» Job: Nothing outside the lines from the one containing "What matplotlib code" through the one containing "plt.rcParams['font.family'] = ['Liberation" should be copied, and no pictures either. Copy those lines exactly.

» Input:
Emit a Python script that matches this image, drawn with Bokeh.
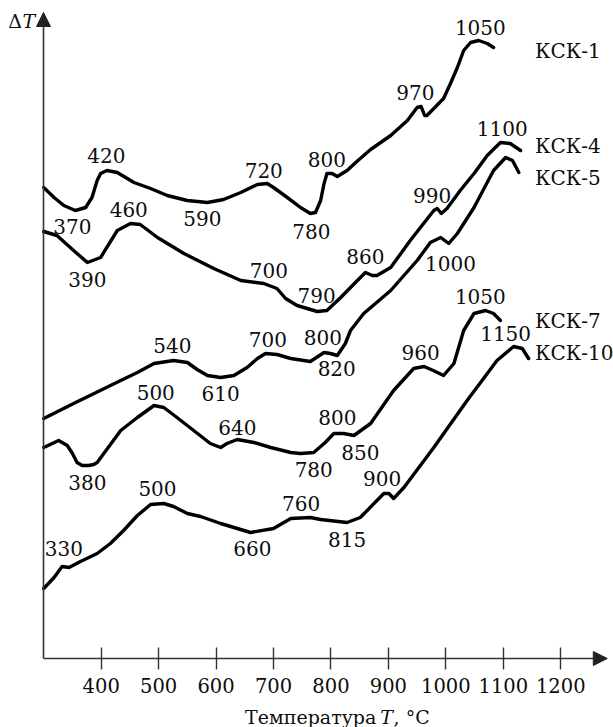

--

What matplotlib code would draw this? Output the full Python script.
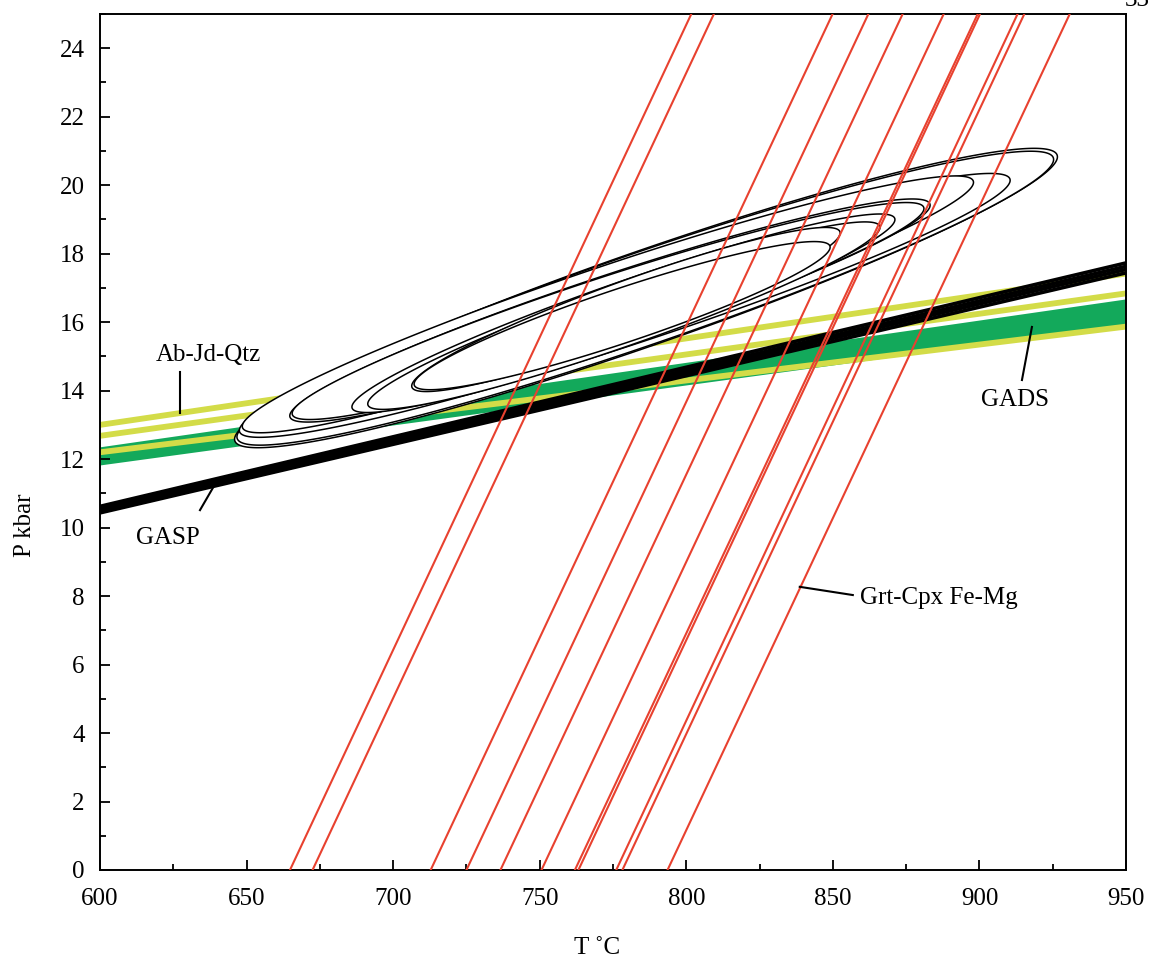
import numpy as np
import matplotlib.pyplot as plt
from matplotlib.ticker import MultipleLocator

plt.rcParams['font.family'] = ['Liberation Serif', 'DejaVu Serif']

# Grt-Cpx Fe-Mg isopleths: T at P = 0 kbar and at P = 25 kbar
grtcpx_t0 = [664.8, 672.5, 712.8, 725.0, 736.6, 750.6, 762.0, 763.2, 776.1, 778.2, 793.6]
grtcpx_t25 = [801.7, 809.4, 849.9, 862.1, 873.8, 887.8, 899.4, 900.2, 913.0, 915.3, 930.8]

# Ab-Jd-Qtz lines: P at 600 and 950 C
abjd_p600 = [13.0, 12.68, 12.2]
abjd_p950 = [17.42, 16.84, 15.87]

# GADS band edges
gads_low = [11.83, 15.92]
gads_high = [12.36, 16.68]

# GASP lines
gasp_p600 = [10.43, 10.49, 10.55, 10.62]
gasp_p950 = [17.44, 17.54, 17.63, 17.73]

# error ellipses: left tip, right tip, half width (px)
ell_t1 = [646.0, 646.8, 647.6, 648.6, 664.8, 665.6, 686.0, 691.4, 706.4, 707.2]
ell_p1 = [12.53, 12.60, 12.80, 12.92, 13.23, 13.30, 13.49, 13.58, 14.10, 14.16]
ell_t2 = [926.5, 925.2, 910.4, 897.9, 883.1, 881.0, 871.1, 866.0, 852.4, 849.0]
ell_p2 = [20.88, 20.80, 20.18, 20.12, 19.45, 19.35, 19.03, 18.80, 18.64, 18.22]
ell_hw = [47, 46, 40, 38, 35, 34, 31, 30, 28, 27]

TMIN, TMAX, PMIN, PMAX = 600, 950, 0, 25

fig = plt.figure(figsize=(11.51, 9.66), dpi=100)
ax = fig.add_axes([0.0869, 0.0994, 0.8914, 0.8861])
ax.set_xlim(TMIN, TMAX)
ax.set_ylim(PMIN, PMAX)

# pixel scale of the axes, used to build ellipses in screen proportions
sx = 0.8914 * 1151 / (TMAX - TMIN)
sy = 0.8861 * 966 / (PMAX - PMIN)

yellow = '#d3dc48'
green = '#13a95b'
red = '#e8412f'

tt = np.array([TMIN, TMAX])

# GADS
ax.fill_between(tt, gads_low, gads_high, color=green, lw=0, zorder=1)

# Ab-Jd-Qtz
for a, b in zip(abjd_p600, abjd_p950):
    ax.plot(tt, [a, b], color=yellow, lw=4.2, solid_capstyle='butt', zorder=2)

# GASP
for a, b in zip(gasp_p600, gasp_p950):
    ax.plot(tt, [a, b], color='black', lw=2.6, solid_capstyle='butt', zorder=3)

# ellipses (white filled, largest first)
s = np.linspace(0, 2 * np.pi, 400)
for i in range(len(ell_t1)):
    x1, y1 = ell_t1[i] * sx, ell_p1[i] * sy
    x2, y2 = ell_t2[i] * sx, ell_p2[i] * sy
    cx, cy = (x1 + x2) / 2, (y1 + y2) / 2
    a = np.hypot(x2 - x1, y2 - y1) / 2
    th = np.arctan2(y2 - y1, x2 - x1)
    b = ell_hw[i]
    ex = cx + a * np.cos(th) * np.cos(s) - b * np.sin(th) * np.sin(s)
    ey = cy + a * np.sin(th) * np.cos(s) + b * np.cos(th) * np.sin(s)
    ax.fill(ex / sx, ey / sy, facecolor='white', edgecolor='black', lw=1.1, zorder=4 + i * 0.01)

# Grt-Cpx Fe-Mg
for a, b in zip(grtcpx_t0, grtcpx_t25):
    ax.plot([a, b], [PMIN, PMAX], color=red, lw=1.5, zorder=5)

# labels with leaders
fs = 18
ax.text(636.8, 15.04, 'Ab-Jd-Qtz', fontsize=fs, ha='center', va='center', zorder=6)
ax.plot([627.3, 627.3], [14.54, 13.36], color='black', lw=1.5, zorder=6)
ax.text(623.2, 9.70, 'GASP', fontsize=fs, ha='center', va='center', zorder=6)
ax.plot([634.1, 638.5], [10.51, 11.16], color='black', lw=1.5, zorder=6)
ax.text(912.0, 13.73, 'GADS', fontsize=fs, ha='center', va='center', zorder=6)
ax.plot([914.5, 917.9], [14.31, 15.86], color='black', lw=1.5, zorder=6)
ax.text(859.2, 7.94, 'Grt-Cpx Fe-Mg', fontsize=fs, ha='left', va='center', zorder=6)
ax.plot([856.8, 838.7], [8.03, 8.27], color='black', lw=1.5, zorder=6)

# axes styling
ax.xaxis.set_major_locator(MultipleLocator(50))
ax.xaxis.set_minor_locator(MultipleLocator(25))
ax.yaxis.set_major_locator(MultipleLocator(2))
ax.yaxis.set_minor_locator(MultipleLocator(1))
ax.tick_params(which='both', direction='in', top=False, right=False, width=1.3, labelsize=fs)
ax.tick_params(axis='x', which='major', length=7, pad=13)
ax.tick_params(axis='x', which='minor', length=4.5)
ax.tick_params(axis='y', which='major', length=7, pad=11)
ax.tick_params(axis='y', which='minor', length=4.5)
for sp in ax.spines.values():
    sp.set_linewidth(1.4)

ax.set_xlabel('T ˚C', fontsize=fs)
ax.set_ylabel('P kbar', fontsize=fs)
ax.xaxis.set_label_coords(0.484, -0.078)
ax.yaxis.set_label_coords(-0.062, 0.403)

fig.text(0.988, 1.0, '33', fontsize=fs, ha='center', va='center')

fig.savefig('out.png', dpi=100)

» Response:
What matplotlib code would draw this? Output the full Python script.
import numpy as np
import matplotlib.pyplot as plt
from matplotlib.ticker import MultipleLocator

plt.rcParams['font.family'] = ['Liberation Serif', 'DejaVu Serif']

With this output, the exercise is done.